• SET TASK
Without the pictures, repeat the listing character for character.

• GIVEN INFORMATION
——————

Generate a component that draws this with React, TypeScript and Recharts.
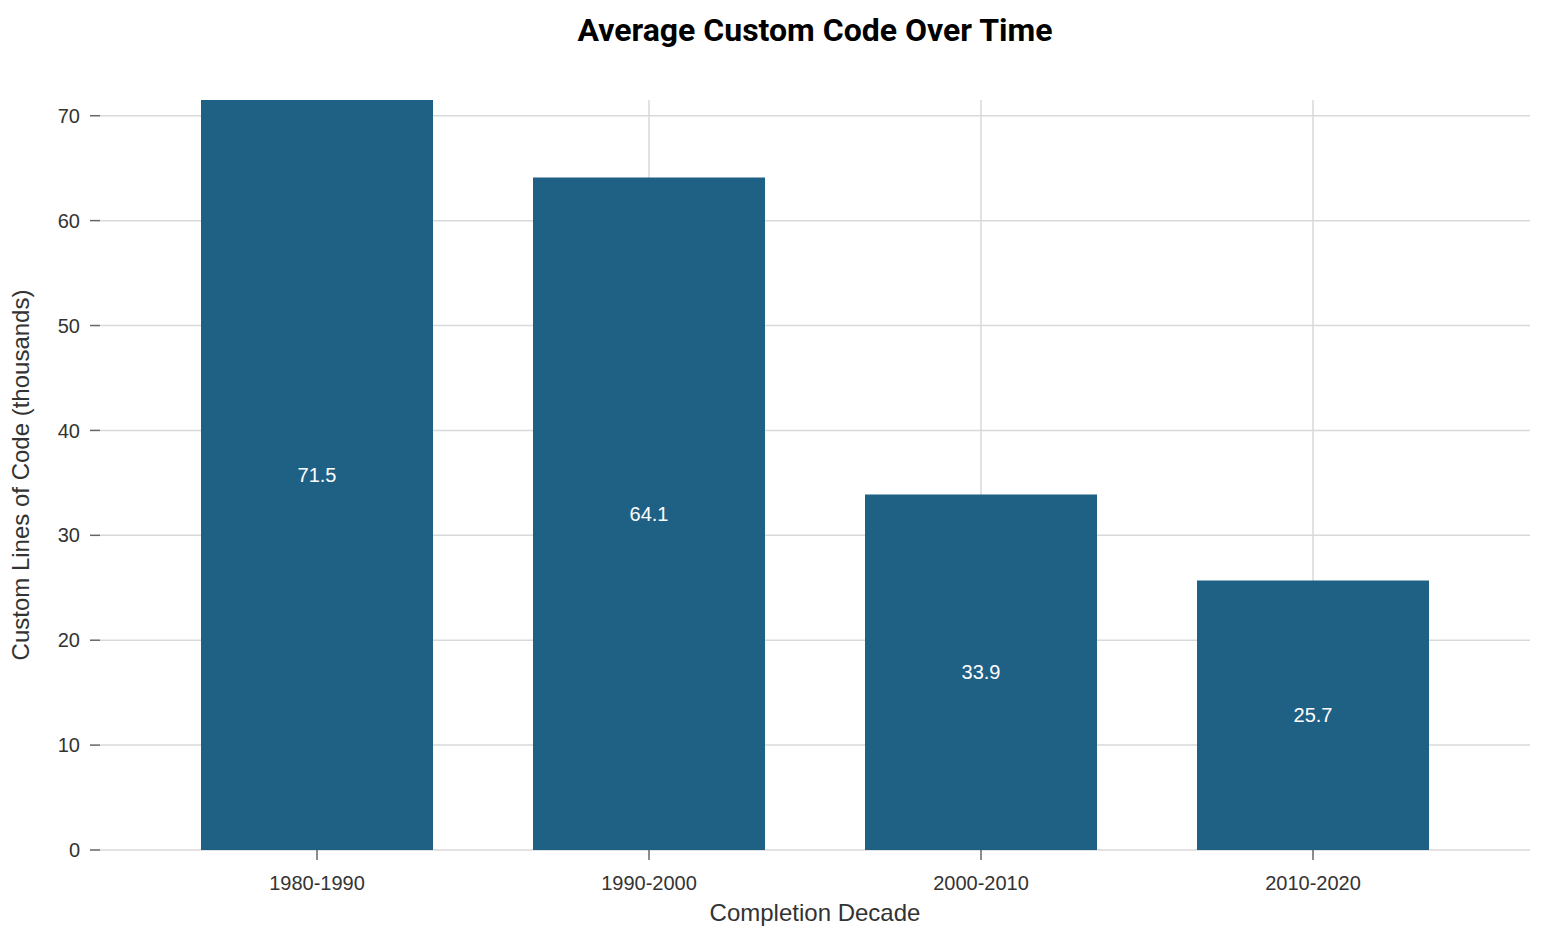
import { Bar, BarChart, CartesianGrid, LabelList, XAxis, YAxis } from "recharts";

const decades = ["1980-1990", "1990-2000", "2000-2010", "2010-2020"];
const avgCustomCode = [71.5, 64.1, 33.9, 25.7];
const yTicks = [0, 10, 20, 30, 40, 50, 60, 70];

const data = decades.map((decade, i) => ({ decade, value: avgCustomCode[i] }));

const FONT = "'Liberation Sans', Arial, Helvetica, sans-serif";
const BAR_COLOR = "#1f6185";

export default function App() {
  return (
    <div style={{ position: "absolute", left: 0, top: 0, width: 1550, height: 937, background: "#fff" }}>
      <div
        style={{
          position: "absolute",
          left: 100,
          width: 1430,
          top: 11,
          textAlign: "center",
          fontFamily: "Roboto, sans-serif",
          fontWeight: 700,
          fontSize: 32,
          color: "#000",
        }}
      >
        Average Custom Code Over Time
      </div>
      <BarChart
        width={1550}
        height={937}
        data={data}
        margin={{ top: 100, right: 20, bottom: 0, left: 0 }}
        barSize={232}
      >
        {/* grid only at ticks, no border box */}
        <CartesianGrid stroke="#d9d9d9" strokeWidth={1.5} syncWithTicks />
        <XAxis
          dataKey="decade"
          padding={{ left: 51, right: 51 }}
          axisLine={false}
          tickSize={10}
          tickMargin={16}
          tickLine={{ stroke: "#666", strokeWidth: 1.5 }}
          tick={{ fill: "#333", fontSize: 20, fontFamily: FONT }}
          label={{ value: "Completion Decade", position: "insideBottom", offset: 16, fill: "#333", fontSize: 24, fontFamily: FONT }}
          height={87}
        />
        <YAxis
          width={100}
          domain={[0, 71.5]}
          ticks={yTicks}
          axisLine={false}
          tickSize={10}
          tickMargin={10}
          tickLine={{ stroke: "#666", strokeWidth: 1.5 }}
          tick={{ fill: "#333", fontSize: 20, fontFamily: FONT }}
          label={{ value: "Custom Lines of Code (thousands)", angle: -90, position: "center", dx: -30, fill: "#333", fontSize: 24, fontFamily: FONT }}
        />
        <Bar dataKey="value" fill={BAR_COLOR} isAnimationActive={false}>
          <LabelList dataKey="value" position="center" fill="#fff" fontSize={20} fontFamily={FONT} />
        </Bar>
      </BarChart>
    </div>
  );
}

——————

• RESPONSE FOR THIS EXERCISE
Generate a component that draws this with React, TypeScript and Recharts.
import { Bar, BarChart, CartesianGrid, LabelList, XAxis, YAxis } from "recharts";

const decades = ["1980-1990", "1990-2000", "2000-2010", "2010-2020"];
const avgCustomCode = [71.5, 64.1, 33.9, 25.7];
const yTicks = [0, 10, 20, 30, 40, 50, 60, 70];

const data = decades.map((decade, i) => ({ decade, value: avgCustomCode[i] }));

const FONT = "'Liberation Sans', Arial, Helvetica, sans-serif";
const BAR_COLOR = "#1f6185";

export default function App() {
  return (
    <div style={{ position: "absolute", left: 0, top: 0, width: 1550, height: 937, background: "#fff" }}>
      <div
        style={{
          position: "absolute",
          left: 100,
          width: 1430,
          top: 11,
          textAlign: "center",
          fontFamily: "Roboto, sans-serif",
          fontWeight: 700,
          fontSize: 32,
          color: "#000",
        }}
      >
        Average Custom Code Over Time
      </div>
      <BarChart
        width={1550}
        height={937}
        data={data}
        margin={{ top: 100, right: 20, bottom: 0, left: 0 }}
        barSize={232}
      >
        {/* grid only at ticks, no border box */}
        <CartesianGrid stroke="#d9d9d9" strokeWidth={1.5} syncWithTicks />
        <XAxis
          dataKey="decade"
          padding={{ left: 51, right: 51 }}
          axisLine={false}
          tickSize={10}
          tickMargin={16}
          tickLine={{ stroke: "#666", strokeWidth: 1.5 }}
          tick={{ fill: "#333", fontSize: 20, fontFamily: FONT }}
          label={{ value: "Completion Decade", position: "insideBottom", offset: 16, fill: "#333", fontSize: 24, fontFamily: FONT }}
          height={87}
        />
        <YAxis
          width={100}
          domain={[0, 71.5]}
          ticks={yTicks}
          axisLine={false}
          tickSize={10}
          tickMargin={10}
          tickLine={{ stroke: "#666", strokeWidth: 1.5 }}
          tick={{ fill: "#333", fontSize: 20, fontFamily: FONT }}
          label={{ value: "Custom Lines of Code (thousands)", angle: -90, position: "center", dx: -30, fill: "#333", fontSize: 24, fontFamily: FONT }}
        />
        <Bar dataKey="value" fill={BAR_COLOR} isAnimationActive={false}>
          <LabelList dataKey="value" position="center" fill="#fff" fontSize={20} fontFamily={FONT} />
        </Bar>
      </BarChart>
    </div>
  );
}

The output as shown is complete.